Dans le vers :"Nul drame hasardeux ou magique / Aucun détail indifférent / Ne rend notre amour pathétique", on peut comprendre : Ni un drame hasardeux, ni un drame magique, ni aucun détail indifférent ne rend notre amour pathétique.
Autrement dit : aucun de ces éléments pris séparément ne rend l’amour pathétique. Il s’agit donc d’une négation distributive : chaque élément pris seul est nié. Et comme ils sont pris un par un, le verbe reste au singulier.
Un exemple parallèle pour clarifier : "Aucune explication ou excuse ne convainc le juge." Même si on a deux éléments (explication et excuse), le verbe reste au singulier, parce qu’on considère qu’aucune des deux ne suffit à elle seule, et non qu’elles sont combinées.
Pourquoi ce choix dans le poème ?
Nous dirions que c’est à la fois un choix grammatical juste et un effet poétique subtil. Le poète veut sans doute insister sur le fait qu'aucun drame, ni magique ni hasardeux, aucun détail, aussi insignifiant soit-il, pris isolément, ne rend l’amour pathétique. Ce qui renforce la gravité noble de leur amour — il est hors du commun.
En résumé : Le verbe "rend" est au singulier parce que le sujet est une énumération disjointe : chaque élément est pris individuellement, et donc le singulier est grammaticalement correct et poétiquement expressif.
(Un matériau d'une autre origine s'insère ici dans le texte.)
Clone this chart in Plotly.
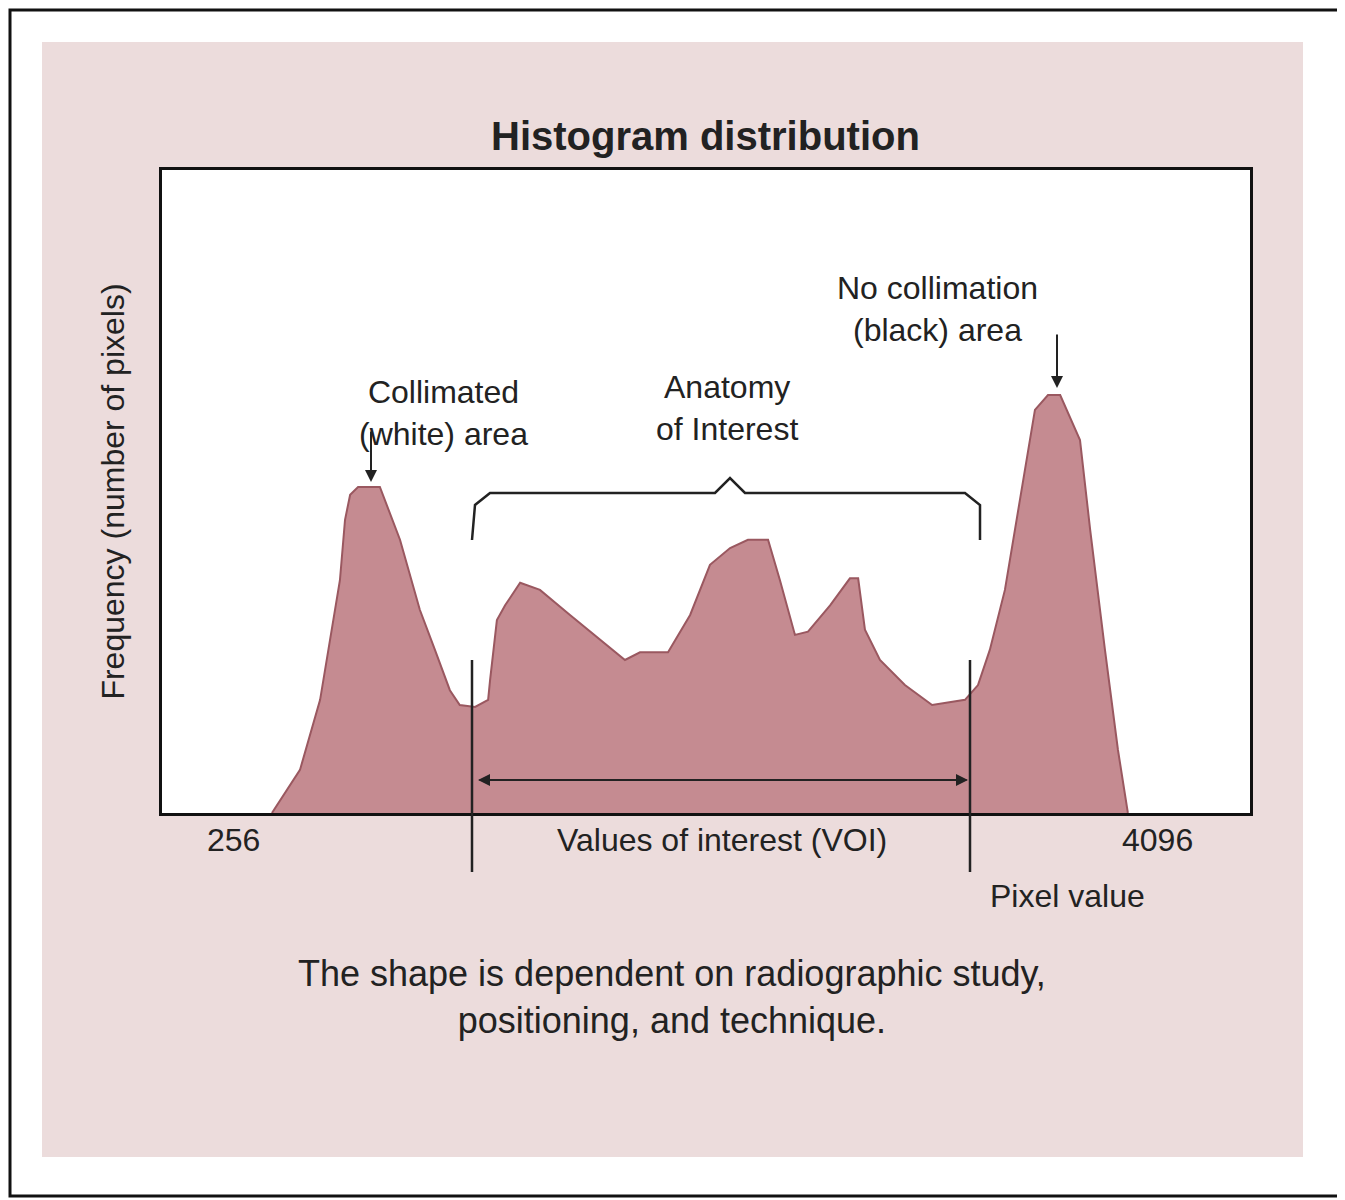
import plotly.graph_objects as go

# pixel value (x) vs relative frequency (0-100 of the plot height)
pixel_value = [644, 743, 814, 849, 884, 902, 920, 948, 1025, 1096, 1166, 1219, 1272, 1307,
               1361, 1407, 1414, 1438, 1467, 1520, 1590, 1696, 1802, 1890, 1943, 2042, 2120,
               2190, 2261, 2324, 2395, 2437, 2490, 2536, 2614, 2684, 2713, 2737, 2790, 2878,
               2974, 3090, 3136, 3178, 3231, 3284, 3337, 3383, 3426, 3496, 3532, 3584, 3630, 3665]
frequency = [0, 6.7, 17.6, 26.9, 36.2, 45.6, 49.5, 50.7, 50.7, 42.5, 31.6, 25.4, 19.1, 16.8,
             16.5, 17.6, 20.7, 30.0, 32.3, 35.8, 34.7, 30.8, 26.9, 23.8, 25.0, 25.0, 30.8,
             38.6, 41.2, 42.5, 42.5, 36.2, 27.7, 28.2, 32.3, 36.5, 36.5, 28.5, 23.8, 19.9,
             16.8, 17.6, 19.9, 25.4, 34.7, 48.7, 62.7, 65.0, 65.0, 58.0, 44.0, 25.4, 9.8, 0]

X0, X1 = 256, 4096
L, R, T, B = 162, 1250, 170, 813   # plot box in page pixels
OFF = 8                             # page body margin
W, H = 1345 - OFF, 1200 - OFF
FONT = "Liberation Sans"
INK = "#222222"


def px_x(px):
    return X0 + (px - L) / (R - L) * (X1 - X0)


def px_y(py):
    return (B - py) / (B - T) * 100


def px_paper(px, py):
    return (px - L) / (R - L), (B - py) / (B - T)


fig = go.Figure(go.Scatter(
    x=pixel_value, y=frequency, mode="lines", fill="tozeroy",
    fillcolor="#c58b91", line=dict(color="#9a5860", width=2), hoverinfo="skip"))

shapes = []
bx0, by0 = px_paper(10, 1196)
bx1, by1 = px_paper(1342, 10)
shapes.append(dict(type="rect", xref="paper", yref="paper", x0=bx0, y0=by0, x1=bx1, y1=by1,
                   line=dict(color="#111", width=3), fillcolor="white", layer="below"))
px0, py0 = px_paper(42, 1157)
px1, py1 = px_paper(1303, 42)
shapes.append(dict(type="rect", xref="paper", yref="paper", x0=px0, y0=py0, x1=px1, y1=py1,
                   line=dict(width=0), fillcolor="#ecdcdc", layer="below"))
# white plot area
shapes.append(dict(type="rect", xref="x", yref="y", x0=X0, x1=X1, y0=0, y1=100,
                   line=dict(width=0), fillcolor="white", layer="below"))
# VOI limit lines
for vx in (472, 970):
    shapes.append(dict(type="line", xref="x", yref="paper", x0=px_x(vx), x1=px_x(vx),
                       y0=px_paper(0, 872)[1], y1=px_paper(0, 660)[1],
                       line=dict(color=INK, width=2.5)))
# curly bracket
pts = [(472, 540), (475, 505), (490, 493), (715, 493), (730, 478), (745, 493),
       (965, 493), (980, 505), (980, 540)]
path = "M " + " L ".join(f"{px_x(a)},{px_y(b)}" for a, b in pts)
shapes.append(dict(type="path", path=path, line=dict(color=INK, width=2.5)))
fig.update_layout(shapes=shapes)

ann = []


def text(px, py, s, size=32, bold=False):
    x, y = px_paper(px, py)
    ann.append(dict(x=x, y=y, xref="paper", yref="paper",
                    text=f"<b>{s}</b>" if bold else s,
                    showarrow=False, font=dict(family=FONT, size=size, color=INK)))


def arrow(px, py0, py1):
    ann.append(dict(x=px_x(px), y=px_y(py1), ax=px_x(px), ay=px_y(py0), xref="x", yref="y",
                    axref="x", ayref="y", text="", showarrow=True, arrowhead=2,
                    arrowsize=1.2, arrowwidth=2, arrowcolor=INK))


text(705, 112, "Histogram distribution", size=40, bold=True)
text(205, 860, "256")
text(1195, 860, "4096")
text(1147, 916, "Pixel value")
text(722, 860, "Values of interest (VOI)")
text(357, 372, "Collimated<br>(white) area")
text(727, 408, "Anatomy<br>of Interest")
text(1040, 268, "No collimation<br>(black) area")
text(672, 1043, "The shape is dependent on radiographic study,<br>positioning, and technique.", size=36)
arrow(371, 430, 482)
arrow(1057, 333, 388)
for a, b in ((968, 478), (478, 968)):
    ann.append(dict(x=px_x(b), y=px_y(780), ax=px_x(a), ay=px_y(780), xref="x", yref="y",
                    axref="x", ayref="y", text="", showarrow=True, arrowhead=2,
                    arrowsize=1.2, arrowwidth=2, arrowcolor=INK))
fig.update_layout(annotations=ann)

fig.update_layout(
    width=W, height=H,
    margin=dict(l=L - OFF, r=W - (R - OFF), t=T - OFF, b=H - (B - OFF)),
    paper_bgcolor="white", plot_bgcolor="white", showlegend=False,
    xaxis=dict(range=[X0, X1], showticklabels=False, ticks="", showgrid=False, zeroline=False,
               showline=True, mirror=True, linecolor="#111", linewidth=3),
    yaxis=dict(range=[0, 100], showticklabels=False, ticks="", showgrid=False, zeroline=False,
               showline=True, mirror=True, linecolor="#111", linewidth=3,
               title=dict(text="Frequency (number of pixels)", standoff=25,
                          font=dict(family=FONT, size=32, color=INK))),
)
fig.write_html("out.html")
Mais, et c'est une dernière subtilité, Apollinaire aurait parfaitement pu écrire au pluriel, comme vous le soulignez. En effet, le Bon usage de la langue française de Maurice Grévisse nous précise que "Lorsque chacun des termes d'une coordination (surtout implicite) est un pronom distributif ou est accompagné d'un déterminant distributif, les receveurs se mettent souvent au singulier, mais le pluriel est admis, lui aussi, surtout si les termes sont unis par une conjonction."